Now that we’ve had about 24 hours to collect ourselves after yesterday’s win-but-loss against Liverpool in the semifinals of the Champions League, things are a bit more lucid. Sure, Roma was on the short end of some horrific officiating, but Roma dug their own grave in the first leg, and the only reason we protested so vociferously last night was simply because Roma clawed their way back, nearly erasing a three-goal aggregate deficit to force extra time on the Olimpico. And sure, some jackass on ESPN claims Roma are a poor team, but the Giallorossi not only won their group and then made Lionel Messi look like a gelding, but they raked in €100 million in the process.
Things for our beloved club are indeed looking up, so don’t let anyone say otherwise, but the question we’re asking today (somewhat awkwardly) is...how up?
While we’ve derided and chided the club for their “project” many, many, many times, this was the first year in which we can safely say they’ve taken a definitive step towards progress. The recovery under Luciano Spalletti was nothing short of miraculous, but given the friction (or at least the difference of opinion) between Spalletti and James Pallotta, that record breaking season was always bound to be a one off affair.
And while we’ve hurled many arrows Eusebio Di Francesco’s way, as we discussed this morning, he’s had a transformative effect on the club’s psyche. Despite all the trials and travails this season, they never really shrank from the moment in the Champions League, and while we can’t exactly quantify who or what caused that change in mentality, EDF is the constant in that equation. And now that the club has a €100 million warchest to spend (or at least prevent forced sales), they can finally—at long last—truly mold the team in the manager’s image, a luxury never afforded to any of EDF’s predecessors under the American regime.
While the reasons for that lack of corporate knowledge are as varied as the men themselves, we can’t deny that it set the club back just a bit...but no more. All of which leads to the topic at hand—is the club right where it’s supposed to be or has their miraculous Champions League run actually raised expectations?
Think of it in 1980s Nintendo terms: Are Roma right on course in their quest to rescue Princess Mushroom—plodding along, stomping on Koopa Troopers, collecting coins and smashing bricks—or have they found an unexpected warp tunnel, putting them a few levels ahead of where they truly are developmentally?
As many of you know, I’m an unabashed Chicago Cubs fan going back decades, and in some ways Roma’s run through the Champions League reminds me of the Cubs fateful 2016 World Series title.

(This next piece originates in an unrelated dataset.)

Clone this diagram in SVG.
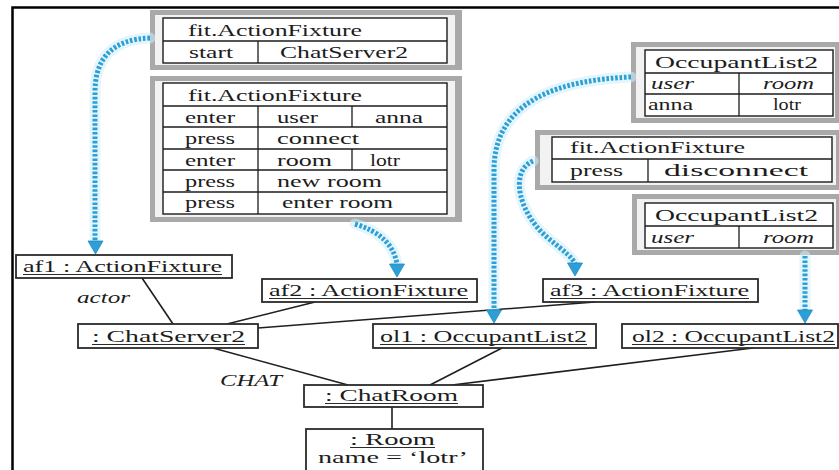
<svg xmlns="http://www.w3.org/2000/svg" width="839" height="470" viewBox="0 0 839 470" font-family="'Liberation Serif', 'Times New Roman', serif">
  <style>
    text { font-family: "Liberation Serif", "Times New Roman", serif; font-size: 16px; fill: #1c1c1c; }
    .it { font-style: italic; }
    .frame-out { fill: #a9a9a9; }
    .frame-in { fill: #f2f2f2; }
    .tbl { fill: #ffffff; stroke: #1c1c1c; stroke-width: 1.4; }
    .cell { stroke: #1c1c1c; stroke-width: 1.3; fill: none; }
    .obj { fill: #ffffff; stroke: #2a2a2a; stroke-width: 1.8; }
    .ul { stroke: #2a2a2a; stroke-width: 1; }
    .link { stroke: #1f1f1f; stroke-width: 1.6; fill: none; }
    .halo { stroke: #cdeef8; stroke-width: 11; fill: none; opacity: 0.55; stroke-linecap: round; }
    .dots { stroke: #2b9fd6; stroke-width: 5; fill: none; stroke-dasharray: 2.6 1.8; }
    .head { fill: #2b9fd6; stroke: #238cc0; stroke-width: 0.8; }
  </style>

  <rect width="839" height="470" fill="#ffffff"/>
  <!-- page border -->
  <path d="M12.5,470 V7.5 H839" fill="none" stroke="#000" stroke-width="2.5"/>

  <!-- fixture table: start ChatServer2 -->
  <g id="table-start">
    <rect class="frame-out" x="150" y="10" width="312" height="60"/>
    <rect class="frame-in" x="155" y="15" width="300" height="50"/>
    <rect class="tbl" x="163" y="18" width="284" height="45"/>
    <path class="cell" d="M163,41 H447 M258,41 V63"/>
    <text x="188" y="36" textLength="174" lengthAdjust="spacingAndGlyphs">fit.ActionFixture</text>
    <text x="189" y="58" textLength="44" lengthAdjust="spacingAndGlyphs">start</text>
    <text x="280" y="58" textLength="128" lengthAdjust="spacingAndGlyphs">ChatServer2</text>
  </g>

  <!-- fixture table: user session -->
  <g id="table-session">
    <rect class="frame-out" x="150" y="76" width="312" height="146"/>
    <rect class="frame-in" x="155" y="81" width="300" height="136"/>
    <rect class="tbl" x="163" y="83" width="284" height="131"/>
    <path class="cell" d="M163,106 H447 M163,127 H447 M163,149 H447 M163,170 H447 M163,192 H447 M258,106 V214 M352,106 V127 M352,149 V170"/>
    <text x="188" y="101" textLength="174" lengthAdjust="spacingAndGlyphs">fit.ActionFixture</text>
    <text x="185" y="123" textLength="50" lengthAdjust="spacingAndGlyphs">enter</text>
    <text x="277" y="123" textLength="41" lengthAdjust="spacingAndGlyphs">user</text>
    <text x="375" y="123" textLength="48" lengthAdjust="spacingAndGlyphs">anna</text>
    <text x="185" y="144" textLength="50" lengthAdjust="spacingAndGlyphs">press</text>
    <text x="277" y="144" textLength="82" lengthAdjust="spacingAndGlyphs">connect</text>
    <text x="185" y="166" textLength="50" lengthAdjust="spacingAndGlyphs">enter</text>
    <text x="277" y="166" textLength="55" lengthAdjust="spacingAndGlyphs">room</text>
    <text x="370" y="166" textLength="30" lengthAdjust="spacingAndGlyphs">lotr</text>
    <text x="185" y="187" textLength="50" lengthAdjust="spacingAndGlyphs">press</text>
    <text x="277" y="187" textLength="105" lengthAdjust="spacingAndGlyphs">new room</text>
    <text x="185" y="208" textLength="50" lengthAdjust="spacingAndGlyphs">press</text>
    <text x="282" y="208" textLength="111" lengthAdjust="spacingAndGlyphs">enter room</text>
  </g>

  <!-- occupant list: anna in lotr -->
  <g id="table-occupants-1">
    <rect class="frame-out" x="631" y="42" width="208" height="81"/>
    <rect class="frame-in" x="636" y="47" width="199" height="71"/>
    <rect class="tbl" x="645" y="50" width="188" height="66"/>
    <path class="cell" d="M645,73 H833 M645,94 H833 M739,73 V116"/>
    <text x="655" y="68" textLength="163" lengthAdjust="spacingAndGlyphs">OccupantList2</text>
    <text class="it" x="651" y="89" textLength="43" lengthAdjust="spacingAndGlyphs">user</text>
    <text class="it" x="763" y="89" textLength="51" lengthAdjust="spacingAndGlyphs">room</text>
    <text x="648" y="110" textLength="45" lengthAdjust="spacingAndGlyphs">anna</text>
    <text x="773" y="110" textLength="28" lengthAdjust="spacingAndGlyphs">lotr</text>
  </g>

  <!-- fixture table: disconnect -->
  <g id="table-disconnect">
    <rect class="frame-out" x="535" y="130" width="304" height="60"/>
    <rect class="frame-in" x="540" y="135" width="296" height="50"/>
    <rect class="tbl" x="552" y="137" width="280" height="45"/>
    <path class="cell" d="M552,159 H832 M648,159 V182"/>
    <text x="570" y="153" textLength="175" lengthAdjust="spacingAndGlyphs">fit.ActionFixture</text>
    <text x="570" y="176" textLength="53" lengthAdjust="spacingAndGlyphs">press</text>
    <text x="664" y="176" textLength="144" lengthAdjust="spacingAndGlyphs">disconnect</text>
  </g>

  <!-- occupant list: empty -->
  <g id="table-occupants-2">
    <rect class="frame-out" x="632" y="194" width="207" height="61"/>
    <rect class="frame-in" x="637" y="199" width="199" height="51"/>
    <rect class="tbl" x="645" y="203" width="188" height="45"/>
    <path class="cell" d="M645,226 H833 M739,226 V248"/>
    <text x="655" y="221" textLength="163" lengthAdjust="spacingAndGlyphs">OccupantList2</text>
    <text class="it" x="651" y="243" textLength="43" lengthAdjust="spacingAndGlyphs">user</text>
    <text class="it" x="763" y="243" textLength="51" lengthAdjust="spacingAndGlyphs">room</text>
  </g>

  <!-- associations and fixture arrows -->
  <g id="connectors">
    <path class="link" d="M142,278 L173,324"/>
    <path class="link" d="M315,302 L227,324"/>
    <path class="link" d="M595,302 L258,328"/>
    <path class="link" d="M213,348 L348,385"/>
    <path class="link" d="M502,348 L430,385"/>
    <path class="link" d="M753,348 L452,385"/>
    <path class="link" d="M392,407 V429"/>

    <g id="fixture-arrows">
      <path class="halo" d="M150,38 Q95,40 95,92 V242"/>
      <path class="halo" d="M355,224 Q392,235 397,264"/>
      <path class="halo" d="M631,77 C560,80 494,100 494,170 V310"/>
      <path class="halo" d="M533,161 C508,172 520,215 548,238 C565,252 573,258 575,264"/>
      <path class="halo" d="M805,256 V310"/>

      <path class="dots" d="M150,38 Q95,40 95,92 V242"/>
      <path class="dots" d="M355,224 Q392,235 397,264"/>
      <path class="dots" d="M631,77 C560,80 494,100 494,170 V310"/>
      <path class="dots" d="M533,161 C508,172 520,215 548,238 C565,252 573,258 575,264"/>
      <path class="dots" d="M805,256 V310"/>

      <path class="head" d="M88,241 L103,241 L95.5,254 Z"/>
      <path class="head" d="M389.5,264 L404.5,264 L397,277 Z"/>
      <path class="head" d="M486.5,310 L501.5,310 L494,323 Z"/>
      <path class="head" d="M567.5,263 L582.5,263 L575,276 Z"/>
      <path class="head" d="M797.5,310 L812.5,310 L805,323 Z"/>
    </g>
  </g>

  <!-- role labels -->
  <text class="it" x="77" y="303" textLength="53" lengthAdjust="spacingAndGlyphs">actor</text>
  <text class="it" x="220" y="386" textLength="62" lengthAdjust="spacingAndGlyphs">CHAT</text>

  <g id="af1">
    <rect class="obj" x="16" y="255" width="216" height="23"/>
    <text x="23" y="272" textLength="199" lengthAdjust="spacingAndGlyphs">af1 : ActionFixture</text>
    <line class="ul" x1="23" y1="274.5" x2="222" y2="274.5"/>
  </g>

  <g id="af2">
    <rect class="obj" x="262" y="279" width="215" height="23"/>
    <text x="269" y="296" textLength="199" lengthAdjust="spacingAndGlyphs">af2 : ActionFixture</text>
    <line class="ul" x1="269" y1="298.5" x2="468" y2="298.5"/>
  </g>

  <g id="af3">
    <rect class="obj" x="543" y="279" width="215" height="23"/>
    <text x="550" y="296" textLength="199" lengthAdjust="spacingAndGlyphs">af3 : ActionFixture</text>
    <line class="ul" x1="550" y1="298.5" x2="749" y2="298.5"/>
  </g>

  <g id="chatserver">
    <rect class="obj" x="78" y="324" width="180" height="24"/>
    <text x="92" y="342" textLength="153" lengthAdjust="spacingAndGlyphs">:  ChatServer2</text>
    <line class="ul" x1="92" y1="344.5" x2="245" y2="344.5"/>
  </g>

  <g id="ol1">
    <rect class="obj" x="373" y="324" width="223" height="24"/>
    <text x="380" y="342" textLength="207" lengthAdjust="spacingAndGlyphs">ol1 : OccupantList2</text>
    <line class="ul" x1="380" y1="344.5" x2="587" y2="344.5"/>
  </g>

  <g id="ol2">
    <rect class="obj" x="622" y="324" width="216" height="24"/>
    <text x="632" y="342" textLength="203" lengthAdjust="spacingAndGlyphs">ol2 : OccupantList2</text>
    <line class="ul" x1="632" y1="344.5" x2="835" y2="344.5"/>
  </g>

  <g id="chatroom">
    <rect class="obj" x="304" y="385" width="179" height="22"/>
    <text x="325" y="401" textLength="133" lengthAdjust="spacingAndGlyphs">:  ChatRoom</text>
    <line class="ul" x1="325" y1="403.5" x2="458" y2="403.5"/>
  </g>

  <g id="room">
    <rect class="obj" x="306" y="429" width="177" height="50"/>
    <text x="350" y="445" textLength="85" lengthAdjust="spacingAndGlyphs">:  Room</text>
    <line class="ul" x1="350" y1="447.5" x2="435" y2="447.5"/>
    <text x="318" y="463" textLength="150" lengthAdjust="spacingAndGlyphs">name = ‘lotr’</text>
  </g>
</svg>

Shit, the Cubs even had their own bout of ACLitis that year, losing outfielder Kyle Schwarber early in the season only to see him return for the Series against Cleveland, but the point I’m trying to make is simply that, in some ways, the Cubs won the World Series a year or two before many people expected or predicted.
Starting with the 2012 season, the first in which baseball’s Monchi, Theo Epstein, took over, the Cubs gradually increased their win total from 61 that year to 66 the next to 73 in 2014 before racking up 97 wins in 2015, their first playoff appearance in seven seasons
The core of that team, at least offensively, was built on up and comers like Anthony Rizzo, Kris Bryant, Javier Baez and Addison Russell, each of whom (Rizzo aside) were 24-years-old or younger, practically babies in baseball terms.
With this collection of young talent, and a few expensive vets sprinkled in here and there, the Cubs incremental approach made them seem like a team of destiny. And while it stung to get swept by the Mets in the 2015 NLCS, it all just seemed part of the process. It just wasn’t their time, but they’d get there.
But then the 2016 season started and the Cubs ran absolute roughshod over the entire league, culminating in their dramatic and historic World Series victory over the Cleveland Indians. And while I was naturally thrilled, and a bit astonished (still am), it seemed a year too soon. Kris Bryant, in only his second season in the league, captured an MVP and looked like a paradigm shifting talent, while the club received unexpected contributions from young and/or overlooked players like Willson Contreras, Kyle Hendricks and Baez.
Point being this: while many people expected the Cubs to make a title run at some point, in 2016 the players seemed too raw to be relied upon, and while they weren’t able to go back to back, thanks to this core of young talent the Cubs have made the playoffs in three straight seasons, a feat they hadn’t managed since 1906-1908, raising expectations in the process. Simply having a winning record or grabbing the Wild Card is no longer acceptable to Cubs fans. Between the talent on the field and the ingenuity and insight in the front office (not to mention the club’s financial clout), the Cubs have proven that their “project’ can not only be successful but sustainable.
All of which is to say, are Roma at the same point in their developmental curve? Is EDF our Joe Maddon? Will that €100 million in additional revenue pave the way for success, and has the emergence of Alisson and Cengiz Ünder (among others) accelerated Roma’s education, or was this run simply an unexpected (but obviously pleasant) coincidence?